The Publicis-Omnicom merger was approved unanimously by the Boards of Directors of the two companies.
The new company – the Publicis Omnicom Group – will have an impressive list of iconic agency brands, including:
- Leo Burnett
- MSL GROUP
- Publicis Healthcare Communications Group (PHCG)
- Publicis Worldwide
- Saatchi & Saatchi
- Silverstein & Partners
- Zenith Optimedia
CEO of Omnicom, John Wren, said:
“Both Maurice and I believe this new company reflects our vision of retaining the best talent, attracting an incredible roster of clients and leading innovation. Omnicom and Publicis Groupe are reshaping the industry by setting a new standard for supporting clients with integrated messaging across marketing disciplines and geographies. This combination will enable us to leverage the skills of our exceptionally talented people,our broad product offering, enhanced global footprint, and tremendous roster of global and local clients. In short, we believe this is a merger that will set our new company on a path to accelerated growth, with long-term benefits for clients, employees and shareholders.”
Chairman and CEO of Publicis Groupe, Maurice Lévy, said:
“The communication and marketing landscape has undergone dramatic changes in recent years including the exponential development of new media giants, the explosion of Big Data, blurring of the roles of all players and profound changes in consumer behavior. This evolution has created both great challenges and tremendous opportunities for clients. John and I have conceived this merger to benefit our clients by bringing together the most comprehensive offering of analog and digital services. Equally important, it will offer our talented people new avenues for growth and success at the crossroads of strategic intelligence, creativity, science and technology.”
Publicis Omnicom Group will be jointly led for 30 months
For a period of 30 months – the initial integration and development phase – both Mr. Wren & Mr. Lévy will be co-CEOs of the merged company. Then, Mr. Lévy will become non-executive Chairman and Mr. Wren will carry on as CEO. The Publicis Omnicom Group will have a single-tier board with 16 members, including both co-CEOs and 14 non-executive directors, seven from each company.

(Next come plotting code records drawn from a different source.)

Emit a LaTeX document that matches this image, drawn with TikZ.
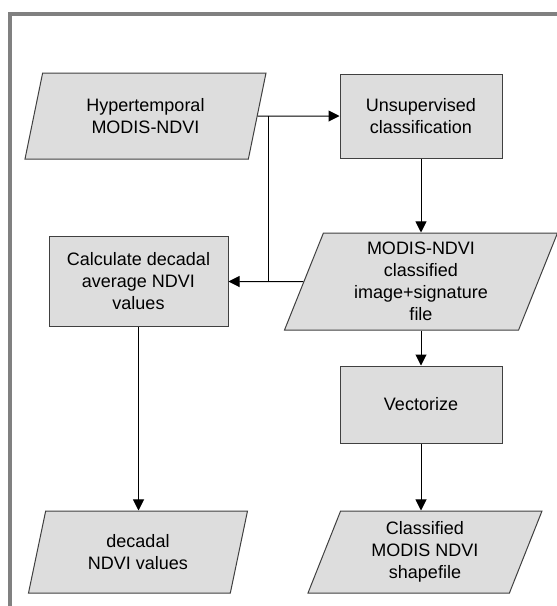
\documentclass[tikz,border=0pt]{standalone}
\usepackage{fontspec}
\setmainfont{Liberation Sans}
\usetikzlibrary{shapes.geometric,arrows.meta}
\definecolor{boxgrey}{HTML}{DDDDDD}
\definecolor{edgegrey}{HTML}{404040}
\definecolor{framegrey}{HTML}{808080}
\tikzset{
  boxbase/.style={draw=edgegrey, fill=boxgrey, line width=1pt, align=center,
    inner sep=0pt, font=\fontsize{18}{22}\selectfont},
  proc/.style={boxbase, rectangle},
  io/.style={boxbase, trapezium, trapezium stretches body},
  link/.style={draw=black, line width=1pt},
  flow/.style={link, -{Triangle[length=11pt,width=11pt]}}
}
\begin{document}
\begin{tikzpicture}[x=1pt,y=-1pt]
\useasboundingbox (0,0) rectangle (557,606);
% frame: top and left rules only
\draw[framegrey, line width=4pt] (8,14) -- (557,14);
\draw[framegrey, line width=4pt] (10,12) -- (10,606);

% input / output parallelograms and process boxes
\node[io, trapezium left angle=63.4, trapezium right angle=116.6,
      minimum width=241pt, minimum height=86pt] (hyper) at (145.5,116)
      {Hypertemporal\\MODIS-NDVI};
\node[proc, minimum width=162pt, minimum height=84pt] (unsup) at (421,116)
      {Unsupervised\\classification};
\node[proc, minimum width=179pt, minimum height=90pt] (calc) at (138.5,281.5)
      {Calculate decadal\\average NDVI\\values};
\node[io, trapezium left angle=63.7, trapezium right angle=116.3,
      minimum width=273pt, minimum height=97pt] (modis) at (421,281.5)
      {MODIS-NDVI\\classified\\image+signature\\file};
\node[proc, minimum width=162pt, minimum height=77pt] (vect) at (421,404.5)
      {Vectorize};
\node[io, trapezium left angle=64, trapezium right angle=116,
      minimum width=219pt, minimum height=82pt] (decadal) at (138,552)
      {decadal\\NDVI values};
\node[io, trapezium left angle=61.8, trapezium right angle=118.2,
      minimum width=234pt, minimum height=82pt] (classed) at (425,552)
      {Classified\\MODIS NDVI\\shapefile};

% connectors
\coordinate (split) at (268,116);
\draw[flow] (hyper.east) -- (unsup.west);
\draw[link] (split) -- (split |- modis.west);
\draw[flow] (modis.west) -- (calc.east);
\draw[flow] (unsup.south) -- (unsup.south |- modis.north);
\draw[flow] (vect.north |- modis.south) -- (vect.north);
\draw[flow] (vect.south) -- (vect.south |- classed.north);
\draw[flow] (calc.south) -- (calc.south |- decadal.north);
\end{tikzpicture}
\end{document}
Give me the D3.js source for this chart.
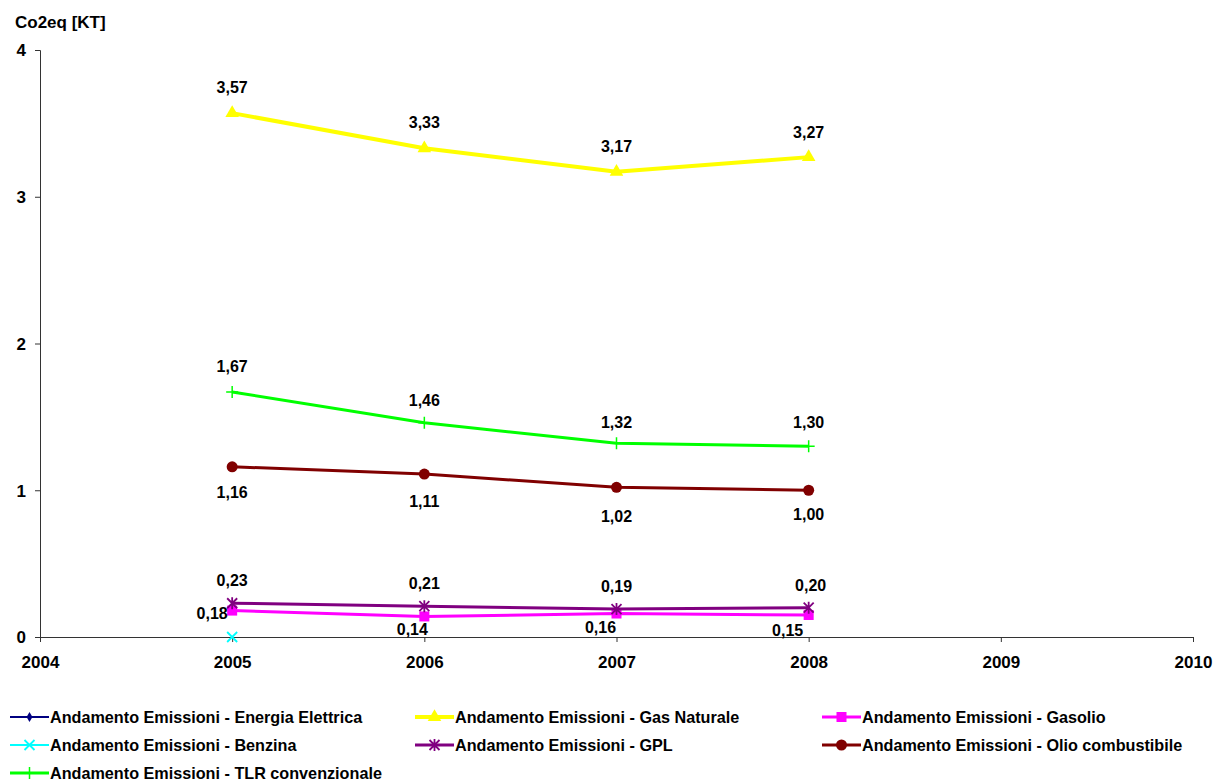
<!DOCTYPE html>
<html>
<head>
<meta charset="utf-8">
<script src="https://cdn.jsdelivr.net/npm/d3@7"></script>
<style>
  html, body { margin: 0; padding: 0; background: #fff; }
  svg { display: block; font-family: "Liberation Sans", Arial, sans-serif; }
</style>
</head>
<body>
<svg id="chart" width="1216" height="781"></svg>
<script>
// Years on the x axis and emission series (kt CO2eq)
const years = [2005, 2006, 2007, 2008];
const xTicks = [2004, 2005, 2006, 2007, 2008, 2009, 2010];
const yTicks = [0, 1, 2, 3, 4];

const energiaElettrica = [null, null, null, null];
const gasNaturale = [3.57, 3.33, 3.17, 3.27];
const gasolio = [0.18, 0.14, 0.16, 0.15];
const benzina = [0, null, null, null];
const gpl = [0.23, 0.21, 0.19, 0.20];
const olioCombustibile = [1.16, 1.11, 1.02, 1.00];
const tlrConvenzionale = [1.67, 1.46, 1.32, 1.30];

const series = [
  { name: "Andamento Emissioni - Energia Elettrica", values: energiaElettrica, color: "#000080", width: 2, marker: "diamond", labels: false },
  { name: "Andamento Emissioni - Gas Naturale", values: gasNaturale, color: "#ffff00", width: 4, marker: "triangle", labels: true, labelDx: [0, 0, 0, 0], labelDy: [-20, -20, -20, -19] },
  { name: "Andamento Emissioni - Gasolio", values: gasolio, color: "#ff00ff", width: 3, marker: "square", labels: true, labelDx: [-20, -12, -16, -21], labelDy: [8, 19, 19, 21] },
  { name: "Andamento Emissioni - Benzina", values: benzina, color: "#00ffff", width: 2, marker: "x", labels: false },
  { name: "Andamento Emissioni - GPL", values: gpl, color: "#800080", width: 3, marker: "star", labels: true, labelDx: [0, 0, 0, 2], labelDy: [-17, -17, -17, -17] },
  { name: "Andamento Emissioni - Olio combustibile", values: olioCombustibile, color: "#800000", width: 3, marker: "circle", labels: true, labelDx: [0, 0, 0, 0], labelDy: [31, 33, 35, 30] },
  { name: "Andamento Emissioni - TLR convenzionale", values: tlrConvenzionale, color: "#00ff00", width: 3, marker: "plus", labels: true, labelDx: [0, 0, 0, 0], labelDy: [-20, -17, -15, -18] }
];

const svg = d3.select("#chart");
const margin = { left: 40, right: 23, top: 50, bottom: 144 };
const W = 1216, H = 781;

const x = d3.scaleLinear().domain([2004, 2010]).range([margin.left, W - margin.right]);
const y = d3.scaleLinear().domain([0, 4]).range([H - margin.bottom, margin.top]);

const fmt = v => d3.format(".2f")(v).replace(".", ",");

// Axes
const xAxis = svg.append("g")
  .attr("transform", `translate(0,${y(0)})`)
  .call(d3.axisBottom(x).tickValues(xTicks).tickFormat(d3.format("d")).tickSizeOuter(0).tickSize(5).tickPadding(14));
const yAxis = svg.append("g")
  .attr("transform", `translate(${x(2004)},0)`)
  .call(d3.axisLeft(y).tickValues(yTicks).tickFormat(d3.format("d")).tickSizeOuter(0).tickSize(5).tickPadding(9));

[xAxis, yAxis].forEach(g => {
  g.selectAll("path, line").attr("stroke", "#333").attr("stroke-width", 1);
  g.selectAll("text").attr("fill", "#000").style("font-size", "17px").style("font-weight", "bold");
});
yAxis.selectAll("text").attr("dy", "0.35em");

svg.append("text")
  .attr("x", 15).attr("y", 28)
  .style("font-size", "17px").style("font-weight", "bold")
  .text("Co2eq [KT]");

// Marker drawing
function drawMarker(g, type, color) {
  if (type === "diamond") {
    g.append("path").attr("d", d3.symbol(d3.symbolDiamond, 30)()).attr("fill", color);
  } else if (type === "triangle") {
    g.append("path").attr("d", d3.symbol(d3.symbolTriangle, 80)()).attr("fill", color);
  } else if (type === "square") {
    g.append("rect").attr("x", -5).attr("y", -5).attr("width", 10).attr("height", 10).attr("fill", color);
  } else if (type === "circle") {
    g.append("circle").attr("r", 5.5).attr("fill", color);
  } else if (type === "x") {
    g.append("path").attr("d", "M-5,-5L5,5M-5,5L5,-5").attr("stroke", color).attr("stroke-width", 1.8).attr("fill", "none");
  } else if (type === "star") {
    g.append("path").attr("d", "M-5,-5L5,5M-5,5L5,-5M0,-6L0,6").attr("stroke", color).attr("stroke-width", 1.8).attr("fill", "none");
  } else if (type === "plus") {
    g.append("path").attr("d", "M-6,0L6,0M0,-6L0,6").attr("stroke", color).attr("stroke-width", 1.5).attr("fill", "none");
  }
}

const line = d3.line()
  .defined(d => d.v !== null)
  .x(d => x(d.year))
  .y(d => y(d.v));

const drawOrder = [6, 5, 2, 4, 3, 1, 0];
drawOrder.forEach(i => {
  const s = series[i];
  const pts = s.values.map((v, j) => ({ year: years[j], v, j }));
  svg.append("path")
    .datum(pts)
    .attr("d", line)
    .attr("fill", "none")
    .attr("stroke", s.color)
    .attr("stroke-width", s.width)
    .attr("stroke-linejoin", "round");
  pts.filter(p => p.v !== null).forEach(p => {
    const g = svg.append("g").attr("transform", `translate(${x(p.year)},${y(p.v)})`);
    drawMarker(g, s.marker, s.color);
  });
});

// Data labels
series.forEach(s => {
  if (!s.labels) return;
  s.values.forEach((v, j) => {
    if (v === null) return;
    svg.append("text")
      .attr("x", x(years[j]) + s.labelDx[j])
      .attr("y", y(v) + s.labelDy[j])
      .attr("text-anchor", "middle")
      .style("font-size", "16px").style("font-weight", "bold")
      .text(fmt(v));
  });
});

// Legend
const legendCols = [10, 415, 822];
const legendRows = [717, 745, 773];
series.forEach((s, i) => {
  const col = i % 3, row = Math.floor(i / 3);
  const lx = legendCols[col], ly = legendRows[row];
  const g = svg.append("g").attr("transform", `translate(${lx},${ly})`);
  g.append("line").attr("x1", 0).attr("x2", 39).attr("y1", 0).attr("y2", 0)
    .attr("stroke", s.color).attr("stroke-width", s.width);
  const m = g.append("g").attr("transform", "translate(19.5,0)");
  drawMarker(m, s.marker, s.color);
  g.append("text").attr("x", 40).attr("y", 0).attr("dy", "0.35em")
    .style("font-size", "16.2px").style("font-weight", "bold")
    .text(s.name);
});
</script>
</body>
</html>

After the merger transaction is completed, Bruce Crawford, who is the current Omnicom Chairman, will be the non-executive Chairman of Publicis Omnicom Group for a period of twelve months. During the second year, Elisabeth Badinter, current Chairperson of the Publicis Groupe, will take over as non-executive Chairperson of the merged company. Badinter is daughter of the founder of Publicis and a major shareholder.
Merger expected to create significant value for shareholders
The two companies say the merger is expected to create considerable value for shareholders. Combined they will have a broader portfolio of agencies and services, as well as wider and deeper geographic penetration worldwide. In an online press release, Publicis wrote “The future scalability and internal synergies of the combined company are expected to generate efficiencies of $500 million (€377 million”.”
Omnicom and Publicis have been expanding in emerging markets, particularly in Brazil and China.
Publicis added “The transaction is a cross-border merger of equals under a holding company, Publicis Omnicom Group, in The Netherlands. The Group’s operational head offices will continue to be based in Paris and New York.”
Digital technology transforming advertising, marketing and media industries
As the advertising, marketing and media industries undergo a complete transformation, due to digital technology, the last few years have seen a number of mergers and acquisitions. In 2012, Dentsu Inc. of Japan agreed to acquire the British media-buying company Aegis for about $5 billion. Digital companies and agencies in emerging markets are being “snapped up”, according to WSJ (Wall Street Journal). Companies from Silicon Valley, including Adobe Systems and Salesforce.com are entering the industry.
Omnicom has been concentrating on working with technology firms and building internal web capacity. Publicis, on the other hand, has been aggressively acquiring digital advertising agencies, such as Razorfish, LBI and Digitas. Omnicom and Publicis say that the new merged firm will be in a much better position to compete in digital media.
Conflict of interest
Some industry analysts wonder what the new company will do regarding rival clients. Pepsico Inc. is one of Omnicom’s largest clients, while The Coca-Cola Company is a Publicis client.
Historically, mergers tend to scare rival clients away, i.e. they seek out other agencies.
Will there be an antitrust hurdle?
Industry analysts also wonder whether the new merged mega-giant will attract regulatory scrutiny in the USA and Europe.
Omnicom is currently the second biggest advertising firm in the world, and Publicis the third. Together they will have major clients, including PepsiCo, Coca-Cola, Nissan Motor, Royal Philips, McDonald’s, Procter & Gamble, BMW, and many others.
According to Advertising Age, the two companies spent $3.34 billion in media placements for clients in 2012, or about 41% of total spending by the ten largest media agencies globally.
According to Bloomberg, John Wren and Maurice Lévy both said in a press conference that they do not expect major regulatory hurdles.
The BBC says that Publicis Omnicom Group will overtake UK rival WPP in size.